Tiger Global became venture capital’s most aggressive firm during 2020-2021, deploying $60+ billion across 330+ deals with lightning-fast term sheets and sky-high valuations. The strategy created dozens of unicorns but collapsed spectacularly in 2022 with 50%+ portfolio losses.
The Blitzkrieg Strategy
Chase Coleman’s Tiger Global pioneered “spray and pray” investing: minimal diligence, pre-emptive offers above competing VCs, and signing term sheets within 48 hours of first meetings. The speed attracted founders tired of lengthy VC processes.

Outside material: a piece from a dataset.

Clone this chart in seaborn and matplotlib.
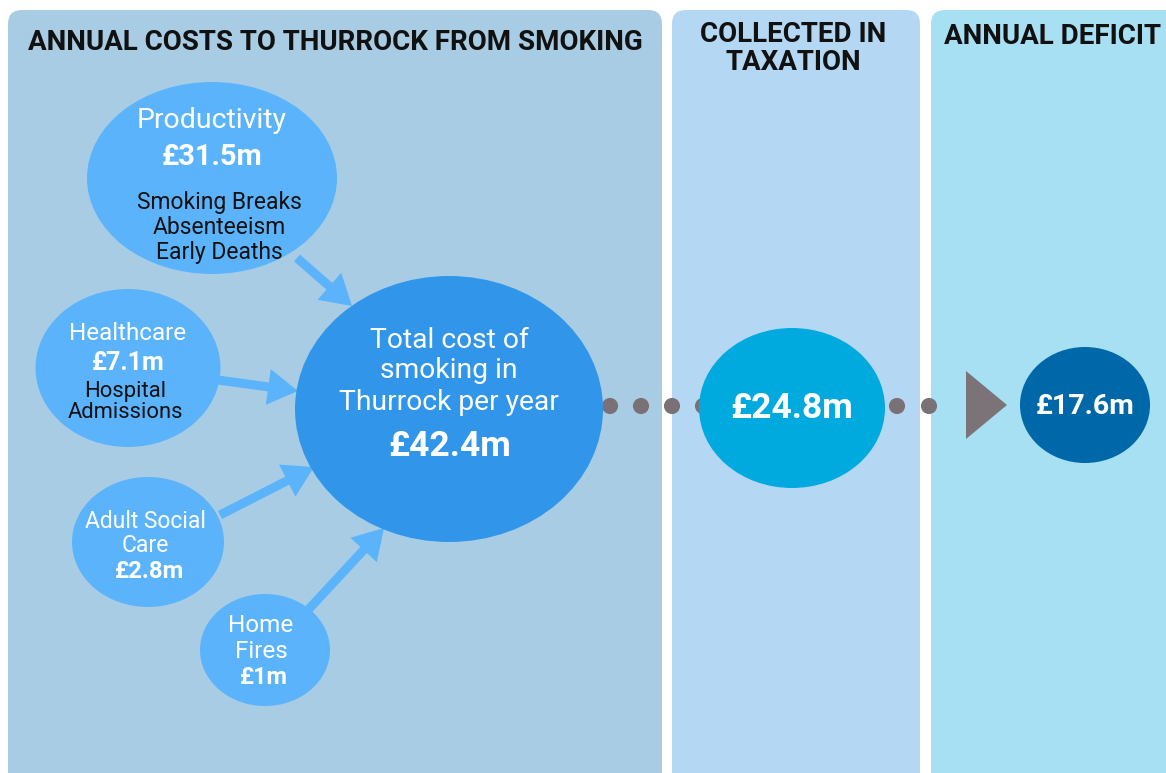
import numpy as np
import pandas as pd
import matplotlib
matplotlib.use("Agg")
import matplotlib.pyplot as plt
import seaborn as sns
from matplotlib.patches import Ellipse, FancyBboxPatch, Polygon, FancyArrow

# ==========================================
# データ
# ==========================================
cost_names = ["Productivity", "Healthcare", "Adult Social\nCare", "Home\nFires"]
cost_values = [31.5, 7.1, 2.8, 1.0]
cost_details = ["Smoking Breaks\nAbsenteeism\nEarly Deaths", "Hospital\nAdmissions", "", ""]
total_cost = 42.4
tax_collected = 24.8
deficit = 17.6
panel_titles = ["ANNUAL COSTS TO THURROCK FROM SMOKING", "COLLECTED IN\nTAXATION", "ANNUAL DEFICIT"]

# ==========================================
# 設定
# ==========================================
sns.set_theme(style="white")
plt.rcParams['font.family'] = ['Roboto', 'DejaVu Sans']

W, H = 1166, 773
fig = plt.figure(figsize=(W / 100, H / 100), dpi=100)
ax = fig.add_axes([0, 0, 1, 1])
ax.set_xlim(0, W)
ax.set_ylim(H, 0)
ax.axis("off")
fig.patch.set_facecolor("white")


def lines(x, ys, text, **kw):
    """複数行テキストを行ごとに配置"""
    for y, s in zip(ys, text.split("\n")):
        ax.text(x, y + 2, s, ha="center", va="center", zorder=3, **kw)


# パネル背景
panels = [(8, 662, "#a8cce3"), (672, 920, "#b4d8f3"), (931, 1180, "#a7dff3")]
for x0, x1, c in panels:
    ax.add_patch(FancyBboxPatch((x0, 10), x1 - x0, 800,
                                boxstyle="round,pad=0,rounding_size=14",
                                fc=c, ec="none", zorder=0))

dark = "#111111"
lines(335, [40], panel_titles[0], fontsize=20, fontweight="bold", color=dark)
lines(793, [32, 61], panel_titles[1], fontsize=20, fontweight="bold", color=dark)
lines(1053, [34], panel_titles[2], fontsize=20, fontweight="bold", color=dark)

light = "#5bb4fb"

# 矢印
arrows = [((297, 258), (352, 306)), ((218, 380), (298, 391)),
          ((220, 515), (314, 467)), ((308, 610), (384, 528))]
for (xa, ya), (xb, yb) in arrows:
    ax.add_patch(FancyArrow(xa, ya, xb - xa, yb - ya, width=9, head_width=36,
                            head_length=30, length_includes_head=True,
                            fc=light, ec="none", zorder=1))

# コスト内訳の円
bubbles = [((212, 178), 250, 192), ((128, 368), 185, 158),
           ((148, 542), 152, 130), ((265, 650), 130, 112)]
for (cx, cy), w, h in bubbles:
    ax.add_patch(Ellipse((cx, cy), w, h, fc=light, ec="none", zorder=2))

# Productivity
lines(212, [119], cost_names[0], fontsize=20.5, color="white")
lines(212, [155], f"£{cost_values[0]}m", fontsize=21, fontweight="bold", color="white")
lines(219, [200, 225, 250], cost_details[0], fontsize=16.5, color=dark)
# Healthcare
lines(128, [332], cost_names[1], fontsize=17.5, color="white")
lines(128, [361], f"£{cost_values[1]}m", fontsize=18, fontweight="bold", color="white")
lines(125, [389, 411], cost_details[1], fontsize=15.8, color=dark)
# Adult Social Care
lines(145, [519, 543], cost_names[2], fontsize=16.5, color="white")
lines(150, [569], f"£{cost_values[2]}m", fontsize=17.2, fontweight="bold", color="white")
# Home Fires
lines(261, [624, 650], cost_names[3], fontsize=17.5, color="white")
lines(264, [676], f"£{cost_values[3]:.0f}m", fontsize=17, fontweight="bold", color="white")

# 合計
ax.add_patch(Ellipse((449, 409), 308, 266, fc="#3196e9", ec="none", zorder=2))
lines(449, [338, 369, 401], "Total cost of\nsmoking in\nThurrock per year",
      fontsize=20.3, color="white")
lines(450, [445], f"£{total_cost}m", fontsize=25.5, fontweight="bold", color="white")

# 点線の点
dots = pd.DataFrame({"x": [610, 641, 672, 703, 897, 929], "y": [406] * 6})
sns.scatterplot(data=dots, x="x", y="y", ax=ax, s=135, color="#7a7177",
                edgecolor="none", zorder=1.5, legend=False)

# 税収
ax.add_patch(Ellipse((792, 408), 186, 160, fc="#00aadf", ec="none", zorder=2))
lines(792, [406], f"£{tax_collected}m", fontsize=25.5, fontweight="bold", color="white")

# 三角形
ax.add_patch(Polygon([(966, 371), (966, 439), (1007, 405)], closed=True,
                     fc="#7c7378", ec="none", zorder=2))

# 赤字
ax.add_patch(Ellipse((1085, 405), 130, 116, fc="#0068a9", ec="none", zorder=2))
lines(1085, [405], f"£{deficit}m", fontsize=20.5, fontweight="bold", color="white")

fig.savefig("out.png", dpi=100)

By 2021, Tiger participated in over 300 deals—more than Sequoia, a16z, and Benchmark combined. The firm backed Stripe, UiPath, Databricks, Chime, Ro, and dozens more late-stage rounds at peak valuations.
Why Founders Chose Tiger
Advantages: fast decisions, no board seat requirements, and willingness to pay highest prices. Tiger focused on growth metrics over traditional venture scrutiny. For founders wanting to maximize valuation quickly, Tiger became obvious choice.
The 2021 Peak
Tiger’s flagship hedge fund returned 200%+ from 2020-2021 riding tech stock surge. The venture portfolio ballooned to $60B+ across public and private holdings. Coleman became billionaire, the firm hired aggressively, and competitors raced to match speed/aggression.
The 2022 Collapse
Rising interest rates crushed growth stocks. Tiger’s public portfolio cratered 50%+ (2022). Private portfolio markdowns followed: Klarna down 85%, Instacart down 75%, Stripe down 28%. The $60B portfolio lost tens of billions in paper value.
Retreat & Reckoning
Tiger slowed dealmaking 90%, laid off staff, and admitted mispricing risk. Founders who took Tiger’s inflated valuations faced painful down rounds unable to justify prices. The firm’s “move fast” strategy became case study in bubble excess.
By 2023, Tiger returned to traditional hedge fund roots, chastened by venture losses.